Un film sulla menzogna, sull'illusione e sulla verità. Un film omaggio al mestiere dell'attore. E' La vita che vorrei settimo lungometraggio diretto da Giuseppe Piccioni e scartato a sorpresa dalla 61ª edizione della Mostra del Cinema di Venezia. Prodotto da Rai Cinema e Lumiere, in collaborazione con la Mikado, per un costo di oltre quattro milioni e mezzo di euro, il film è sceneggiato dallo stesso regista insieme a Gualtiero Rosella e Linda Ferri, e riunisce sul grande schermo, per la terza volta dopo Luce dei miei occhi e Il più bel giorno della mia vita, Luigi Lo Cascio e Sandra Ceccarelli, affiancati da Galatea Ranzi, Roberto Citran, Paolo Sassanelli e Ninni Bruschetta. La vita che vorrei racconta una duplice storia d'amore: quella di due attori, Stefano e Laura, che s'innamorano durante del riprese di un film, e quella dei personaggi da loro interpretati, Federico ed Eleonora, alla cui vicenda fanno da cornice le ottocentesche scenografie di Marco Dentici. Ma l'amore non è che un escamotage al quale Piccioni ricorre per realizzare un'opera in omaggio al mestiere dell'attore: "Dopo sei film era diventata una necessità girarne un settimo che avesse a che fare con la Settima Arte, ma da una prospettiva del tutto nuova" ci spiega il regista.

Piccioni perché proprio un film sugli attori?
Quello che instauro con gli interpreti dei miei film è sempre un rapporto molto intenso. E' la parte centrale del mio lavoro di regista. Da loro ho ricevuto consigli, stimoli e spunti di riflessione che hanno inciso anche sulla mia stessa vita privata.

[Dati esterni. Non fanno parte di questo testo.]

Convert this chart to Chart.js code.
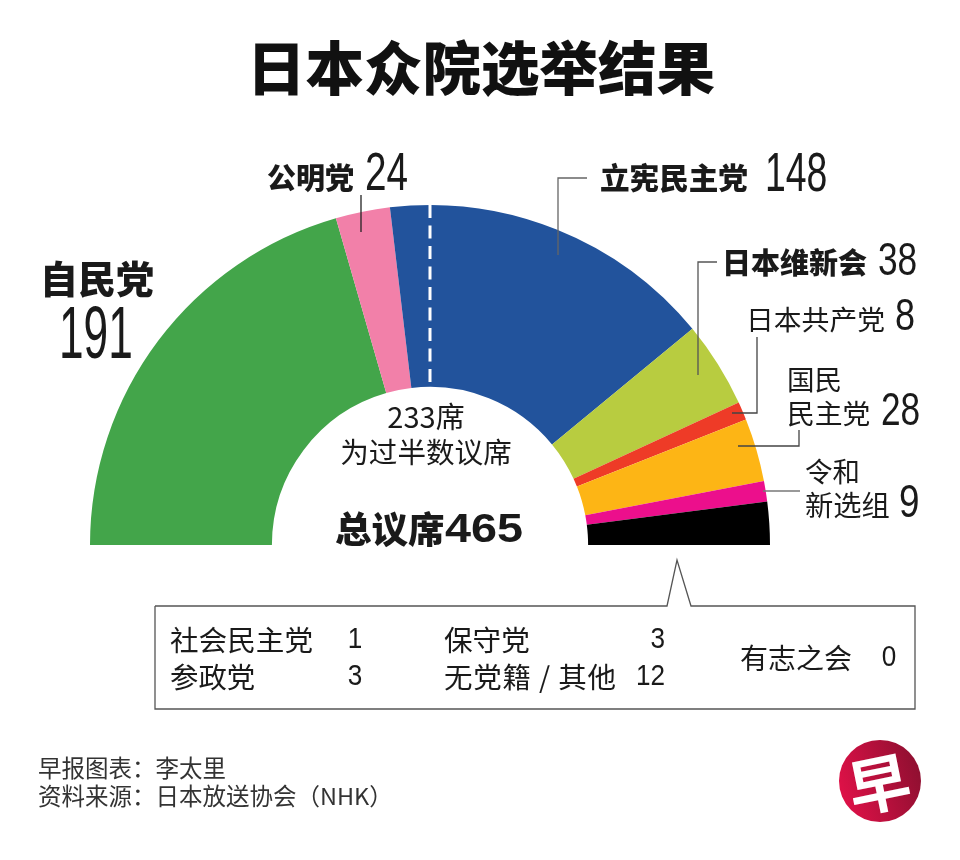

Con un approccio un po' insolito'
L'approccio è stato quello dell'uomo della strada. Mi sono chiesto: come si fa a piangere? E come ci si cala in una storia d'amore? E' davvero tutta finzione? A queste domande ho cercato di dare una risposta mettendo in relazione la vita privata di Laura e Stefano con il loro lavoro. La loro vita personale s'intreccia a quella di Federico ed Eleonora. Ed è proprio attraverso la finzione che arrivano alla verità su quello che provano l'uno per l'altra.

Perché raccontare il mestiere dell'attore attraverso una, o meglio due, diverse storie d'amore?
Per certi meccanismi che entrano in atto in un mestiere fatto con la faccia, il corpo e le emozioni, nel quale i tempi e i contrattempi dell'amore devono fare i conti con quelle che sono le esigenze della scena. Allora capita di doversi baciare in un momento in cui ci si odia, o ci si deve odiare in un momento in cui ci si vorrebbe invece abbracciare. Il set diventa allora una 'terra di nessuno' dove tutto può accadere che il personaggio interferisca o interagisca con la vita della persona reale.

Come mai ha scelto di lavorare ancora con Lo Cascio e la Ceccarelli?
Vederli insieme, nonostante alcune differenze fisiche evidenti, è una cosa che mi piace. E' strano come funzionino bene insieme. Hanno una strana alchimia dell'immagine.